Hay años que recordamos estrepitosamente breves; otros, agotadoramente largos: una percepción que depende, por supuesto, de las peripecias de cada quien. 2020 y 2021, los abrumadores tiempos de la pandemia, pudieron parecer desgarradoramente cortos para algunos -una especie de paréntesis vital e histórico- o amargamente lentos para otros -la incertidumbre y la inmovilidad que solo se prolongan-; en cualquier caso inverosímiles y únicos, imposibles ya de olvidar. 2022, en cambio, se abre desde sus primeros días como una era de pequeños avances y nuevos retrocesos; un año vaivén, un año hacia delante y hacia atrás, un año en staccato, un año acordeón.
El ritmo de la variante Ómicron del SARS-CoV-2, que apenas empezamos a vislumbrar, marca ya sus primeras semanas y, con la ansiedad de que no surja una cepa más agresiva, nos condena a este angustiante toma y daca: su enloquecida virulencia amenaza con contagiar a la mitad de la población del planeta -si no es que más- en el curso de las siguientes semanas. Hartos ya de encierros y restricciones, gobiernos y ciudadanos se muestran dispuestos a tolerar el contagio. Lo que vemos entonces, en todas partes, es este macabro juego de idas y venidas: nuestras instituciones -escuelas y universidades, fábricas y oficinas, cines y teatros- funcionan mientras el contagio en sus equipos lo permite. La tendencia es a abrir y cerrar y volver a abrir con quienes ya se han recuperado: toda regularidad se torna efímera.
Los hospitales, por desgracia, apenas toleran estas vueltas: como empieza a verse en Europa y Estados Unidos, el personal de salud contagiado provoca colapsos no solo en la atención del COVID, sino en la de cualquier otra enfermedad: nuestro año acordeón, en apariencia más benigno, no dejará entonces de cobrarse vidas, a corto y largo plazo.
Si la primera ola de la pandemia nos sorprendió por completo, esta ha vuelto a hacerlo: apenas dos meses atrás, Ómicron daba sus pinitos en Sudáfrica y hoy prevalece por doquier. Imposible adaptarse a esta rapidez: de allí que nuestros políticos, de por sí centrados solo en su propia popularidad, tampoco sepan qué hacer. No estamos viendo, por lo pronto, el egoísmo y la torpeza exacerbados del principio, sino una estulticia digamos cotidiana: ya no es tanto la batalla por los tapabocas o las vacunas como la terca necesidad de decir que, al ser más leve Ómicron, todo va a ir siempre bien.
Lo más peligroso es que, en este subibaja, cuando nada es seguro ni permanente, todo parece permitido: y no me refiero solo a salir a contagiarse con descaro o a dar conferencias de prensa infectado con el virus, sino a deslizar cualquier ocurrencia, cualquier experimento improvisado, a ver si llega a funcionar.

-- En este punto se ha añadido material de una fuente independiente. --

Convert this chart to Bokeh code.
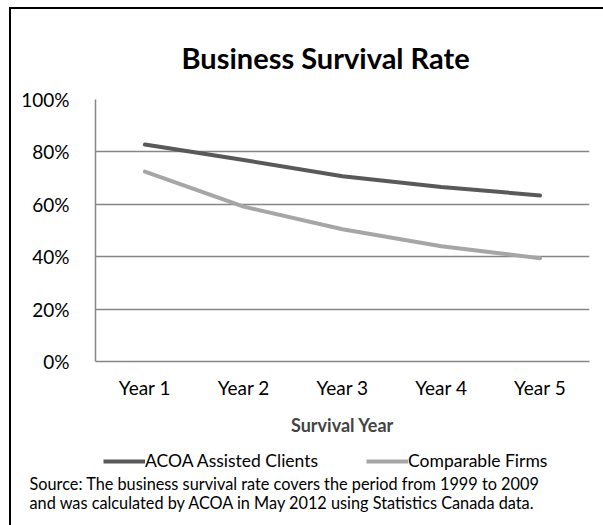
from bokeh.plotting import figure
from bokeh.layouts import column
from bokeh.models import (FactorRange, Range1d, NumeralTickFormatter, Label,
                          Legend, LegendItem, FixedTicker)
from bokeh.embed import file_html
from bokeh.resources import INLINE

years = ["Year 1", "Year 2", "Year 3", "Year 4", "Year 5"]
acoa = [0.828, 0.769, 0.707, 0.666, 0.634]
comparable = [0.725, 0.591, 0.505, 0.440, 0.394]
y_ticks = [0, 0.2, 0.4, 0.6, 0.8, 1.0]
title_text = "Business Survival Rate"
x_title = "Survival Year"
series_names = ["ACOA Assisted Clients", "Comparable Firms"]
source_lines = ["Source: The business survival rate covers the period from 1999 to 2009",
                "and was calculated by ACOA in May 2012 using Statistics Canada data."]

FONT = "Lato"
DARK = "#595959"
LIGHT = "#A6A6A6"

p = figure(frame_width=494, frame_height=262, x_range=FactorRange(*years), y_range=Range1d(0, 1),
           output_backend="svg", toolbar_location=None,
           min_border_left=84, min_border_right=14, min_border_top=90, min_border_bottom=79)
p.frame_align = False
p.background_fill_color = "white"
p.border_fill_color = "white"
p.outline_line_color = None
p.x_range.range_padding = 0
p.x_range.factor_padding = 0

p.title.text = title_text
p.title.text_font = FONT
p.title.text_font_style = "bold"
p.title.text_font_size = "29px"
p.title.align = "left"
p.title.offset = 86
p.title.text_color = "#000000"
p.title.standoff = 49

p.yaxis.ticker = FixedTicker(ticks=y_ticks)
p.yaxis.formatter = NumeralTickFormatter(format="0%")
for ax in (p.xaxis[0], p.yaxis[0]):
    ax.axis_line_color = "#868686"
    ax.axis_line_width = 1.5
    ax.major_tick_line_color = None
    ax.minor_tick_line_color = None
    ax.major_label_text_font = FONT
    ax.major_label_text_font_size = "19px"
    ax.major_label_text_color = "#000000"
p.yaxis.major_label_standoff = 20
p.xaxis.major_label_standoff = 8
p.xaxis.axis_label = x_title
p.xaxis.axis_label_text_font = FONT
p.xaxis.axis_label_text_font_style = "bold"
p.xaxis.axis_label_text_font_size = "18px"
p.xaxis.axis_label_standoff = 12
p.xgrid.grid_line_color = None
p.ygrid.grid_line_color = "#868686"
p.ygrid.grid_line_width = 1.5

p.line(years, acoa, line_color=DARK, line_width=4, line_cap="round")
p.line(years, comparable, line_color=LIGHT, line_width=4, line_cap="round")

# lower panel: legend + source note
QH = 85
q = figure(width=592, height=QH, x_range=Range1d(0, 592), y_range=Range1d(0, QH),
           output_backend="svg", toolbar_location=None, min_border=0,
           x_axis_location=None, y_axis_location=None)
q.frame_align = False
q.grid.visible = False
q.outline_line_color = None
q.background_fill_color = "white"
q.border_fill_color = "white"
idx = list(range(len(years)))
k1 = q.line(idx, acoa, line_color=DARK, line_width=4, visible=False)
k2 = q.line(idx, comparable, line_color=LIGHT, line_width=4, visible=False)
legend = Legend(items=[LegendItem(label=series_names[0], renderers=[k1]),
                       LegendItem(label=series_names[1], renderers=[k2])],
                orientation="horizontal", location=(92, 54),
                glyph_width=42, glyph_height=20, label_standoff=0, spacing=48,
                padding=0, margin=0, border_line_color=None, background_fill_alpha=0,
                inactive_fill_alpha=0,
                label_text_font=FONT, label_text_font_size="17.5px", label_text_color="#000000")
q.add_layout(legend, "center")
for i, line in enumerate(source_lines):
    q.add_layout(Label(x=18, y=42 - 19 * i, text=line, text_font=FONT,
                       text_font_size="16.3px", text_align="left", text_baseline="middle",
                       text_color="#000000"))

layout = column(p, q, spacing=0, margin=(7, 0, 0, 9),
                styles={"border-left": "2px solid #000000", "border-top": "2px solid #000000"})

open("out.html", "w").write(file_html(layout, INLINE))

En medio del pasmo ciudadano -de los millones de contagios diarios- y de su distracción, nuestros hombres de poder intentan aprovecharse de la situación, que ahora sí les llega como anillo al dedo: sea para amagar aún más a adversarios e instituciones autónomas, aquí, o para amenazar con una invasión, allá, todo se torna posible. Si, en el mejor de los casos la mitad de la población está solo preocupada por sus dolores de cabeza, su tos y su carraspera, y sobre todo con no empeorar, ¿qué más da lo que hagan esos irresponsables allá afuera?
Vivimos, otra vez, tiempos peligrosos. No solo porque en realidad no tenemos la menor idea de qué va a pasar con Ómicron -si en algún momento se estabilizará, si se volverá endémica, si viviremos grandes olas de contagios varias veces al año, como con la influenza, o si, en el peor escenario, aparecerá una variante más agresiva-, sino porque en este año de acelerar y frenar, la frustración, privada y pública, puede ser incluso mayor a la de los años previos, que de por sí carga a cuestas. Una era, pues, donde planear se torna casi imposible y donde cualquier idea de futuro inmediato se asemeja a un papel arrugado: estemos atentos, pues, vigilemos a nuestros políticos como nunca y no nos dejemos adormecer por el exasperante ritmo de este año acordeón.